The latest class of receivers is also intriguing. Dwayne Stanford at 6'5” is a different type of receiver than the speedy Sumler or versatile Huff. He is viewed as more of an end-zone target who can use his height against opposing defensive backs.
“My greatest strength is in the red zone. I’m a matchup nightmare,” Stanford said on "The Morning Sports Page" with Chad Doing. Stanford also articulated his excitement in watching Lavasier Tuinei haul in the Rose Bowl MVP. He sees himself in a similar role.
Which of the following new wide receivers will make the biggest contribution in 2012?
The Rose Bowl proved to be an invaluable showcase for Oregon in recruiting Bralon Addison and Chance Allen. Their interest in the Ducks was suddenly reported on recruiting sites within days of Tuinei’s heroism. Addison in particular has been lauded for his athletic prowess, and, like Thomas and Huff in previous seasons, could soon produce with Kelly’s Tazer (or TAZR) position.
Kelly clearly has a more loaded lineup to enact more variations on offense. The next several months will be a trial of practice and performance before Kelly’s recipe is unveiled.

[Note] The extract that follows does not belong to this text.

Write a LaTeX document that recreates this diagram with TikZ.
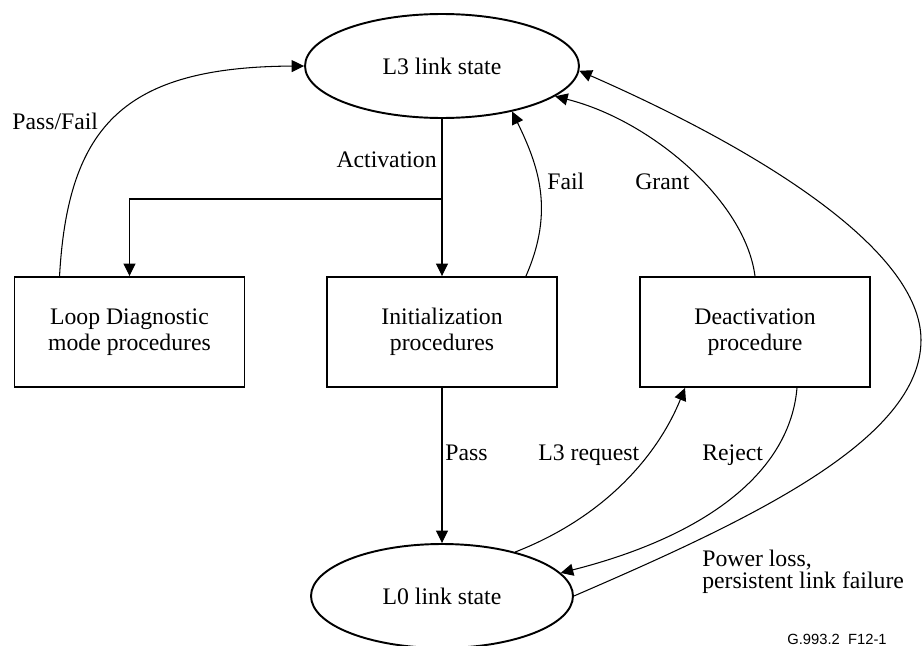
\documentclass[tikz,border=0pt]{standalone}
\usepackage{fontspec}
\setmainfont{Liberation Serif}
\newfontfamily\figfont{Liberation Sans}
\usetikzlibrary{shapes.geometric,arrows.meta}

\tikzset{
    state/.style={ellipse, draw, line width=1.1pt, minimum height=2.08cm, font=\fontsize{13.5}{14.5}\selectfont},
    proc/.style={rectangle, draw, line width=1.1pt, minimum width=4.6cm, minimum height=2.2cm, align=center, font=\fontsize{13.5}{14.7}\selectfont},
    flow/.style={line width=0.6pt, -{Triangle[length=0.25cm, width=0.24cm]}},
    lbl/.style={inner sep=0pt, font=\fontsize{13.5}{14.5}\selectfont}
}

\begin{document}
\begin{tikzpicture}[x=0.02cm, y=-0.02cm]
    \useasboundingbox (0,0) rectangle (924,646);

    % states
    \node[state, minimum width=5.48cm] (l3) at (442,66) {L3 link state};
    \node[state, minimum width=5.24cm] (l0) at (442,596) {L0 link state};

    % procedures
    \node[proc] (diag) at (129.5,332) {Loop Diagnostic\\mode procedures};
    \node[proc] (init) at (442,332) {Initialization\\procedures};
    \node[proc] (deact) at (755,332) {Deactivation\\procedure};

    % activation branch
    \coordinate (split) at (442,199);
    \draw[line width=0.6pt] (l3) -- (split);
    \draw[flow] (split) -- (init);
    \draw[flow] (split) -| (diag);

    % back to L3
    \draw[flow] ([xshift=0.92cm]diag.north west) .. controls (68,125) and (125,67) .. (l3.west);
    \draw[flow] ([xshift=-0.64cm]init.north east) .. controls (555,210) and (538,165) .. (l3.-33);
    \draw[flow] (deact.north) .. controls (745,200) and (650,120) .. (l3.-15);
    \coordinate (bend) at (921,340);
    \draw[flow] (l0.east) .. controls (750,520) and (921,440) .. (bend) .. controls (921,250) and (760,150) .. (l3.-2);

    % L0 side
    \draw[flow] (init) -- (l0);
    \draw[flow] (l0.31) .. controls (610,515) and (660,450) .. ([xshift=-1.4cm]deact.south);
    \draw[flow] ([xshift=0.84cm]deact.south) .. controls (790,470) and (710,535) .. (l0.11);

    % labels
    \node[lbl, anchor=base west] (passfail) at (12,129) {Pass/Fail};
    \node[lbl, anchor=base east] (activ) at (437,167) {Activation};
    \node[lbl, anchor=base west] (fail) at (547,189) {Fail};
    \node[lbl, anchor=base west] (grant) at (635,189) {Grant};
    \node[lbl, anchor=base west] (pass) at (445,460) {Pass};
    \node[lbl, anchor=base west] (req) at (538,460) {L3 request};
    \node[lbl, anchor=base west] (reject) at (702,460) {Reject};
    \node[lbl, anchor=base west, align=left, font=\fontsize{13.5}{12}\selectfont] (loss) at (702,588) {Power loss,\\persistent link failure};
    \node[inner sep=0pt, anchor=base east, font=\figfont\fontsize{8.4}{10}\selectfont] (figno) at (887,644) {G.993.2\ \ F12-1};
\end{tikzpicture}
\end{document}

QB blockbuster starring Bryan Bennett and Marcus Mariota
On April 28, Ducks fans will be filing into Autzen Stadium for the team’s annual spring football game. This performance will be a double feature for fans wishing to analyze and opine on which Ducks quarterback will win the job next September.
Fans and experts will continue the quarterback debate, but Kelly is going to play the quarterback he feels will best score points and win games. The Oregon quarterback must make correct decisions, check off opposing defenses and throw accurately to receivers, tight ends and backs. He must also sell handoffs and adjust to defenses, even as Kelly urges his players to pick up their frenetic pace.
Rarely does a national contender have so many interesting questions and possibilities, but the Ducks have an awesome collection of talent. It promises to be an exciting year.